Bastaría una sola consideración para decretar el aprobado general para los alumnos de primaria, secundaria y bachillerato: lo merecen. Pero si alguna de esas comunidades autónomas que se aferran al absurdo imposible de una culminación "normal" del curso, necesita más consideraciones, ahí van un par de ellas: el curso ya está roto, y es inhumano añadir más angustia y zozobra a las que ya padecen los niños y adolescentes con su encierro.
En Italia ya se ha decidido el aprobado general, y se ha pasado a discurrir el modo de enjugar la pérdida con diversas fórmulas de recuperación en el próximo, pero aquí, donde al parecer no somos un país, sino diecisiete, se sigue deliberando. Por sencilla y obvia, la solución debe parecer complejísima, pero es diáfana: dar por concluido el curso con una nota modesta y general para todos, ese aprobado que incluso se queda corto en atención al mérito de esos chicos y chicas que asisten inermes al derrumbamiento del mundo que empezaban a conocer.
Pero no sólo es obvia la solución, también lo son el resto de las razones que justifican y requieren el aprobado general, además de las ya expresadas. Las clases on-line con que se han ido sustituyendo las de verdad, las presenciales, ni son clases ni son nada, y mucho menos para aquellos estudiantes que carecen de la herramienta digital o de la suficiente destreza en su uso. Tampoco es irrelevante el hecho de que la mitad de los hogares españoles carecen de espacio para estudiar en condiciones, y menos irrelevante aún es la atmósfera de tensión en muchas de ellas.

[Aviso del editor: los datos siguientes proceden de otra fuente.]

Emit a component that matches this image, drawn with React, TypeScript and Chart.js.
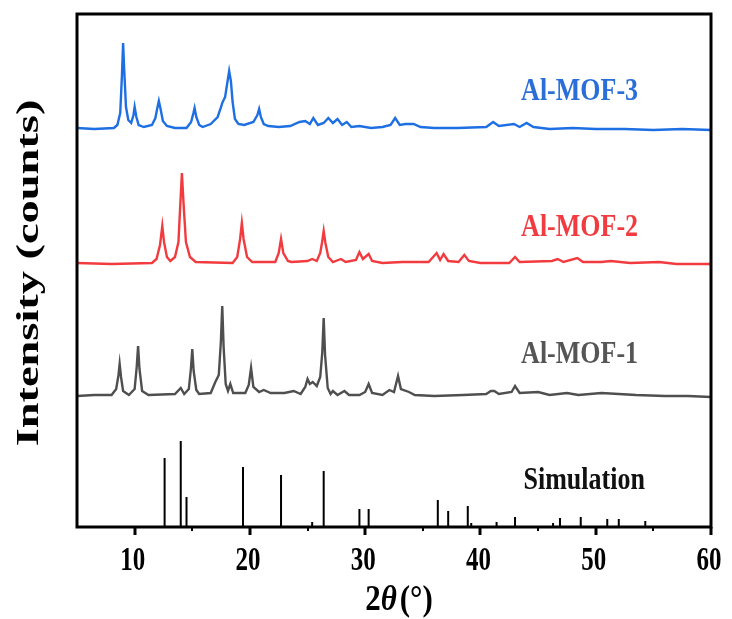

Diríase, a la vista de las resistencias, que los estudiantes son sospechosos de beneficiarse de la sopa boba de unas notas inmerecidas. Sin embargo, no se trata de pasar el curso por la patilla, sino de ser en alguna medida compensados por el inmenso perjuicio, para su educación y para su vida, de haberse quedado sin maestros, sin rutina, sin compañeros, sin su mundo y su presente.